Beyond SWIFT, the video flags changes at the DTCC, which has added four senior financial executives to its board, including one from Citadel. Citadel co-led a $500 million investment into Ripple in late 2025, prompting speculation of an “inside man” scenario.
The host pushes back slightly, calling it “indirectly bullish… narrative-wise,” but not evidence of a direct DTCC–Ripple deal.
The DTCC has previously explored tokenization and holds patents that mention XRP and XLM as liquidity tokens. Separately, DTCC’s NSCC has listed Ripple-owned Hidden Road (Ripple Prime) as a participant, effectively plugging XRP Ledger access into DTCC’s clearing stack aimed at faster settlement and greater capacity.

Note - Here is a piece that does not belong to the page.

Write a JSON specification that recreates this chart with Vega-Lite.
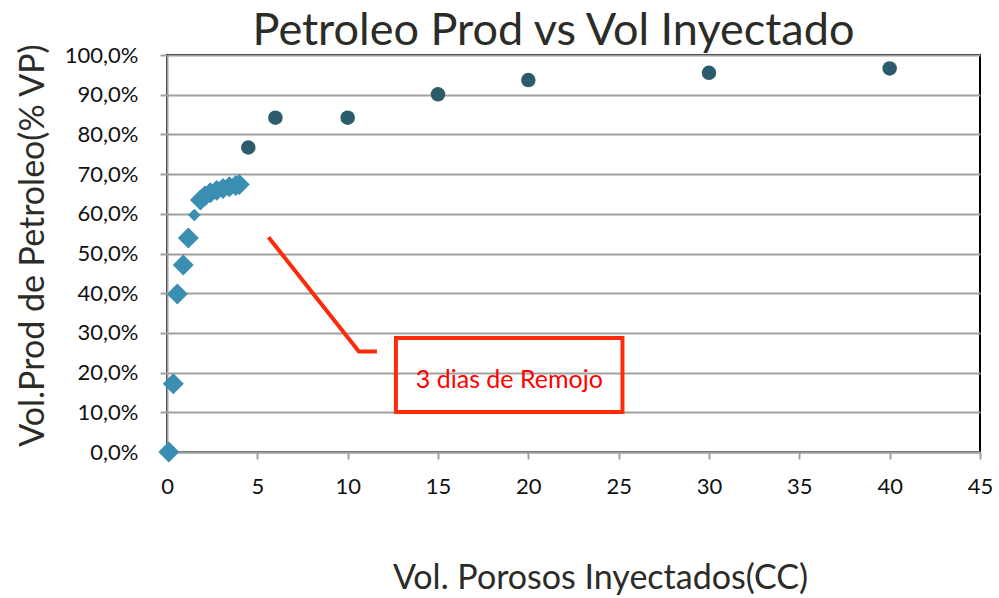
{
  "$schema": "https://vega.github.io/schema/vega-lite/v6.json",
  "autosize": "none",
  "width": 813,
  "height": 397,
  "padding": {"left": 167, "top": 55, "right": 19, "bottom": 146},
  "background": "white",
  "config": {
    "font": "Lato",
    "view": {"stroke": "black", "strokeWidth": 2},
    "axis": {"grid": false}
  },
  "title": {
    "text": "Petroleo Prod vs Vol Inyectado",
    "font": "Lato",
    "fontSize": 45,
    "fontWeight": "normal",
    "color": "#2b2b28",
    "anchor": "middle",
    "baseline": "alphabetic",
    "dx": -20,
    "dy": 47,
    "offset": 0
  },
  "datasets": {
    "puntos": [
      {"vp": 0.1, "rec": 0.0, "etapa": "Inicial"},
      {"vp": 0.35, "rec": 0.172, "etapa": "Inicial"},
      {"vp": 0.57, "rec": 0.398, "etapa": "Inicial"},
      {"vp": 0.9, "rec": 0.471, "etapa": "Inicial"},
      {"vp": 1.18, "rec": 0.539, "etapa": "Inicial"},
      {"vp": 1.51, "rec": 0.597, "etapa": "Transicion"},
      {"vp": 1.85, "rec": 0.635, "etapa": "Inicial"},
      {"vp": 2.1, "rec": 0.645, "etapa": "Inicial"},
      {"vp": 2.4, "rec": 0.653, "etapa": "Inicial"},
      {"vp": 2.75, "rec": 0.659, "etapa": "Inicial"},
      {"vp": 3.1, "rec": 0.664, "etapa": "Inicial"},
      {"vp": 3.45, "rec": 0.668, "etapa": "Inicial"},
      {"vp": 3.8, "rec": 0.671, "etapa": "Inicial"},
      {"vp": 4.0, "rec": 0.674, "etapa": "Inicial"},
      {"vp": 4.5, "rec": 0.767, "etapa": "Remojo"},
      {"vp": 6, "rec": 0.842, "etapa": "Remojo"},
      {"vp": 10, "rec": 0.842, "etapa": "Remojo"},
      {"vp": 15, "rec": 0.901, "etapa": "Remojo"},
      {"vp": 20, "rec": 0.937, "etapa": "Remojo"},
      {"vp": 30, "rec": 0.955, "etapa": "Remojo"},
      {"vp": 40, "rec": 0.966, "etapa": "Remojo"}
    ],
    "flecha": [
      {"vp": 5.62, "rec": 0.541, "orden": 1},
      {"vp": 10.62, "rec": 0.253, "orden": 2},
      {"vp": 11.62, "rec": 0.253, "orden": 3}
    ],
    "caja": [
      {"vp": 12.67, "vp2": 25.21, "rec": 0.287, "rec2": 0.1007}
    ],
    "rotulo": [
      {"vp": 18.95, "rec": 0.181, "texto": "3 dias de Remojo"}
    ]
  },
  "encoding": {
    "x": {
      "field": "vp", "type": "quantitative",
      "scale": {"domain": [0, 45], "nice": false, "zero": true},
      "axis": {
        "values": [0, 5, 10, 15, 20, 25, 30, 35, 40, 45],
        "title": "Vol. Porosos Inyectados(CC)",
        "titleFont": "Lato", "titleFontSize": 34, "titleFontWeight": "normal", "titleColor": "#2b2b28",
        "titleX": 433, "titleY": 126, "titleBaseline": "middle", "titleAnchor": null,
        "labelFont": "Lato", "labelFontSize": 22, "labelColor": "#111", "labelPadding": 17,
        "labelFlush": false, "labelOverlap": false,
        "domainColor": "#a0a0a0", "domainWidth": 2,
        "tickColor": "#a0a0a0", "tickWidth": 2, "tickSize": 7,
        "grid": false
      }
    },
    "y": {
      "field": "rec", "type": "quantitative",
      "scale": {"domain": [0, 1], "nice": false},
      "axis": {
        "values": [0, 0.1, 0.2, 0.3, 0.4, 0.5, 0.6, 0.7, 0.8, 0.9, 1.0],
        "labelExpr": "replace(format(datum.value, '.1%'), '.', ',')",
        "title": "Vol.Prod de Petroleo(% VP)",
        "titleFont": "Lato", "titleFontSize": 34, "titleFontWeight": "normal", "titleColor": "#2b2b28",
        "titleX": -134, "titleY": 190, "titleAngle": -90, "titleBaseline": "middle", "titleAlign": "center", "titleAnchor": null,
        "labelFont": "Lato", "labelFontSize": 22, "labelColor": "#111", "labelPadding": 22,
        "labelFlush": false, "labelOverlap": false,
        "domainColor": "#a0a0a0", "domainWidth": 2,
        "tickColor": "#a0a0a0", "tickWidth": 2, "tickSize": 7,
        "grid": true, "gridColor": "#a0a0a0", "gridWidth": 2
      }
    }
  },
  "layer": [
    {
      "data": {"name": "puntos"},
      "transform": [{"filter": "datum.etapa == 'Inicial'"}],
      "mark": {"type": "point", "shape": "diamond", "filled": true, "opacity": 1, "size": 440, "color": "#3a8eb1", "clip": false}
    },
    {
      "data": {"name": "puntos"},
      "transform": [{"filter": "datum.etapa == 'Transicion'"}],
      "mark": {"type": "point", "shape": "diamond", "filled": true, "opacity": 1, "size": 160, "color": "#3a8eb1", "clip": false}
    },
    {
      "data": {"name": "puntos"},
      "transform": [{"filter": "datum.etapa == 'Remojo'"}],
      "mark": {"type": "point", "shape": "circle", "filled": true, "opacity": 1, "size": 210, "color": "#2c5b6b", "clip": false}
    },
    {
      "data": {"name": "flecha"},
      "mark": {"type": "line", "color": "#ff2a0a", "strokeWidth": 4, "strokeJoin": "miter", "strokeCap": "butt"},
      "encoding": {
        "order": {"field": "orden", "type": "quantitative"}
      }
    },
    {
      "data": {"name": "caja"},
      "mark": {"type": "rect", "fill": null, "fillOpacity": 0, "stroke": "#ff2a0a", "strokeWidth": 4},
      "encoding": {
        "x2": {"field": "vp2"},
        "y2": {"field": "rec2"}
      }
    },
    {
      "data": {"name": "rotulo"},
      "mark": {"type": "text", "color": "#ff0000", "font": "Lato", "fontSize": 25, "align": "center", "baseline": "middle"},
      "encoding": {
        "text": {"field": "texto"}
      }
    }
  ]
}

On-chain, the XRP Ledger’s real-world asset (RWA) footprint is still modest but accelerating. According to the analysis, distributed RWAs on XRPL have jumped from roughly $24–25 million at the start of 2025 to about $408 million today, after peaking near $482 million in mid-February.
That’s a more than 2,000% increase in a year, making XRPL the eighth-largest network for tokenized RWAs, with around $282 million in U.S. Treasury exposure alone. Including stablecoins, the figure would exceed $821 million.
Analysts cited in the video expect XRPL RWAs to reach roughly $3–6 billion by late 2026 if current momentum holds.
The host notes that earlier community claims of “tens of trillions” of value on XRPL were overblown, but argues that steady growth plus regulatory clarity — for example via a potential Clarity Act — could meaningfully expand the pipeline, pointing to issuers like Arca (referred to as having about $1 billion “in the pipeline”) as examples to watch.
For crypto investors, the takeaway is that SWIFT is building a chain-agnostic, EVM-based settlement layer that can plug into multiple networks. XRP is not being hard-wired into that system, but existing interoperability tools and vendor integrations mean banks that want Ripple-enabled liquidity may soon be able to access it from within SWIFT’s own infrastructure.
Combined with rapid, if still small-scale, RWA growth on the XRP Ledger, the story is less about an imminent flip of a switch and more about positioning: the plumbing is being laid, but asset choice will be up to the banks.